5- La place de l’Etoile : politique privée, intérêt public ?

En se référant à notre travail théorique sur les politiques publiques d’une part, et à nos enquêtes de terrain d’autre part, quelques éléments de comparaison, d’analyse et d’interrogation semblent ressortir :

En commençant par la dimension cognitive, la place de l’Etoile réaménagée par Solidere semble avoir décodé quelques réalités du lieu : elle s’insère dans un projet de reconstruction qui tente affirmer une certaine ambition, celle de faire revivre la modernisation dans le centre-ville : cette modernisation qui fut concrétisée à l’époque du Mandat français est réutilisée aujourd’hui à travers le réaménagement de la place de l’Etoile, principale témoin de cette époque. Cette modernisation à l’époque du Mandat français fut accompagnée par la construction du bâtiment du parlement libanais, affirmant ainsi la naissance d’un nouveau centre de pouvoir, d’une nouvelle identité libanaise…Ce projet tente répondre à la question suivante : comment peut-on moderniser le centre-ville et le rendre plus attractif à l’échelle internationale, tout en respectant son patrimoine et ses spécificités locales ?

Ainsi, la première réponse fut le réaménagement de cette place à l’identique ( au temps du Mandat français) contrairement à d’autres sites du centre-ville, complètement rasés. ( les souks arabes ). Cette place publique fut ainsi reconstruite à l’identique tissant des liens avec la mémoire du lieu et de ses usagers : respectant le patrimoine et l’histoire du lieu, cette place publique semble avoir décodé une grande partie de ses réalités : bien que cette dimension soit largement critiquée dans le reste du centre-ville, elle semble plutôt respectée dans ce lieu : des bâtiments rénovés à l’identique, des fouilles archéologiques entamées à la recherche des mémoires antiques et des traces historiques…Comme si, cette place rassemblait en elle toutes les identités libanaises, cherchant ainsi une nouvelle identité commune.

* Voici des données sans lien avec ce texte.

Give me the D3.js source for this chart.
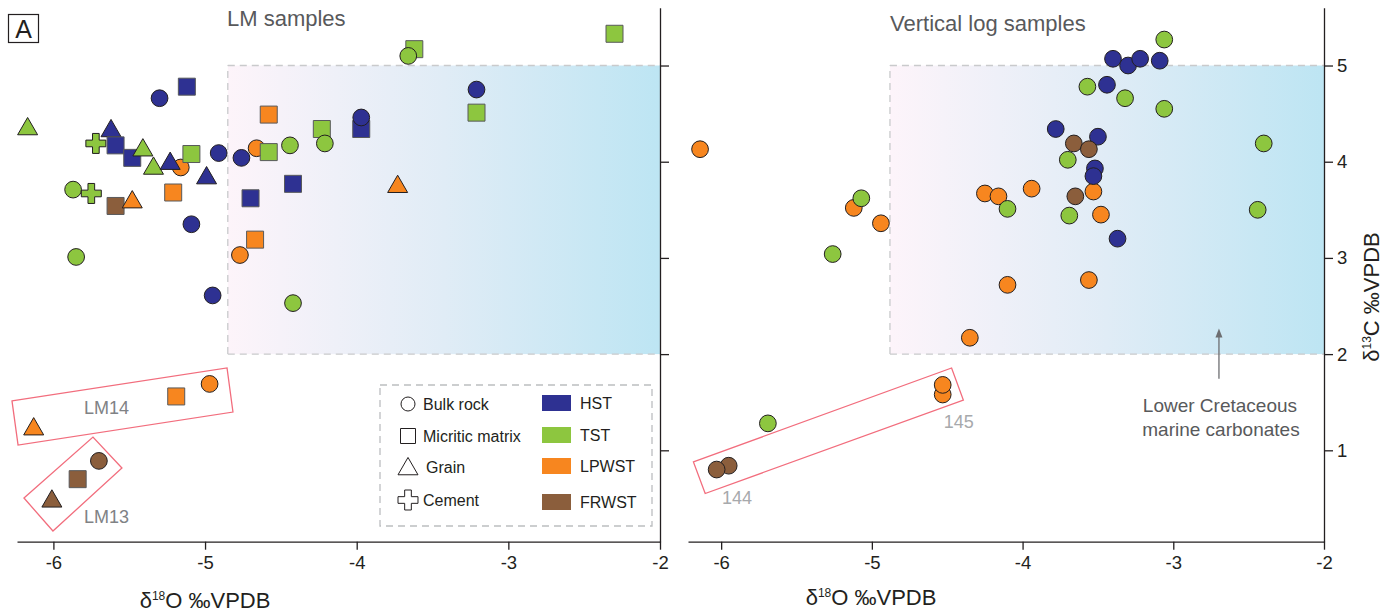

En analysant les objectifs du Schéma Directeur Vert de Solidere en terme de paysagement et de patrimoine et ceux du plan de réaméagement des espaces publics, la place semble avoir gagné le pari de la spécificité locale : reste à ce qu’il se propage sur le reste de la ville…

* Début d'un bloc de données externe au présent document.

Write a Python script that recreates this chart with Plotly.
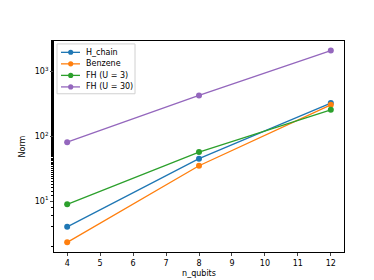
import plotly.graph_objects as go

n_qubits = [4, 8, 12]
h_chain = [4.0, 45, 325]
benzene = [2.3, 35, 305]
fh_u3 = [8.9, 57, 256]
fh_u30 = [81, 427, 2100]

series_names = ["H_chain", "Benzene", "FH (U = 3)", "FH (U = 30)"]
series_values = [h_chain, benzene, fh_u3, fh_u30]
colors = ["#1f77b4", "#ff7f0e", "#2ca02c", "#9467bd"]

x_ticks = list(range(4, 13))
y_tickvals = [10, 100, 1000]
y_ticktext = ["10<sup>1</sup>", "10<sup>2</sup>", "10<sup>3</sup>"]

W, H = 374, 280
ML, MR, MT, MB = 46, 38, 33, 31
PW, PH = W - ML - MR, H - MT - MB

def px(x):
    return (x - ML) / PW

def py(y):
    return (H - MB - y) / PH

fig = go.Figure()
for name, vals, c in zip(series_names, series_values, colors):
    fig.add_trace(go.Scatter(
        x=n_qubits, y=vals, name=name, mode="lines+markers",
        line=dict(color=c, width=1.3),
        marker=dict(color=c, size=6),
        showlegend=False,
    ))

font = dict(family="DejaVu Sans", size=8, color="black")

# manual legend (matplotlib-like compact layout)
shapes = [dict(type="rect", xref="paper", yref="paper",
               x0=px(49), x1=px(127), y0=py(87), y1=py(36),
               line=dict(color="#d0d0d0", width=1), fillcolor="rgba(255,255,255,0.8)",
               layer="above")]
annotations = []
for i, (name, c) in enumerate(zip(series_names, colors)):
    yc = 44.6 + 11.8 * i
    shapes.append(dict(type="line", xref="paper", yref="paper",
                       x0=px(53), x1=px(72), y0=py(yc), y1=py(yc),
                       line=dict(color=c, width=1.3), layer="above"))
    r = 2.6
    shapes.append(dict(type="circle", xref="paper", yref="paper",
                       x0=px(62.7 - r), x1=px(62.7 + r), y0=py(yc + r), y1=py(yc - r),
                       line=dict(color=c, width=0), fillcolor=c, layer="above"))
    annotations.append(dict(xref="paper", yref="paper", x=px(76), y=py(yc),
                            text=name, showarrow=False, xanchor="left", yanchor="middle",
                            font=font))

fig.update_layout(
    width=W, height=H,
    margin=dict(l=ML, r=MR, t=MT, b=MB),
    paper_bgcolor="white", plot_bgcolor="white",
    font=font,
    showlegend=False,
    shapes=shapes,
    annotations=annotations,
)
fig.update_xaxes(
    range=[3.6, 12.4], tickvals=x_ticks, ticks="outside", ticklen=3,
    tickwidth=0.8, showgrid=False, zeroline=False,
    showline=True, linecolor="black", linewidth=0.8, mirror=True,
    title=dict(text="n_qubits", font=font, standoff=3),
)
fig.update_yaxes(
    type="log", range=[0.213, 3.47], tickvals=y_tickvals, ticktext=y_ticktext,
    ticks="outside", ticklen=3, tickwidth=0.8, showgrid=False, zeroline=False,
    showline=True, linecolor="black", linewidth=0.8, mirror=True,
    minor=dict(ticks="outside", ticklen=2, tickwidth=0.6, tickcolor="black", showgrid=False),
    title=dict(text="Norm", font=font, standoff=7),
)
fig.write_html("out.html")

Comprendre cette politique privée menée au nom de l’intérêt public, c’est interroger ses normes et ses valeurs :

Enfin, comprendre le référentiel de cette place publique, c’est interroger les instruments et les méthodes qui ont été mise en œuvre pour son réaménagement : bien que la population civile n’ait pas pu donner son avis dans la reconstruction du centre-ville, et ceci pour des raisons déjà expliquées, cette place reconstruite à l’identique semble être largement acceptée et appropriée. Ceci nous montre l’intérêt d’avoir pris au moins en compte l’histoire et les spécificités locales du lieu. Mais ce manque de médiation limite malheureusement l’accès à la place pour toute une partie des beyrouthins : en commençant par les habitants des quartiers voisins qui ont du mal à y accéder à pied : « on est à deux pas de la place, mais c’est dangereux de venir à pied surtout le soir… » ; pour d’autres, la qualité d’aménagement qui se trouve dans la place dévoile la misère et le chaos qui les entourent et leurs ouvrent leurs blessures…du fait ils se trouvent étrangers par rapport à cette place…Cependant, la qualité d’aménagement présente sur cette place semble n’avoir jamais eu lieu sans un acteur privé…En effet, ni l’Etat, ni la municipalité ne possédaient et ne possèdent pas toujours les moyens techniques, financiers et humains…Mais cela n’empêche qu’ils auraient dû être associés plus au projet, surtout qu’il intègre la mémoire de la capitale et même du pays.

Ainsi, l’analyse de cette place dévoile de nouveau la recherche d’un référentiel d’aménagement, qui se mêle entre l’histoire du lieu, la modernisation et l’internationalisation.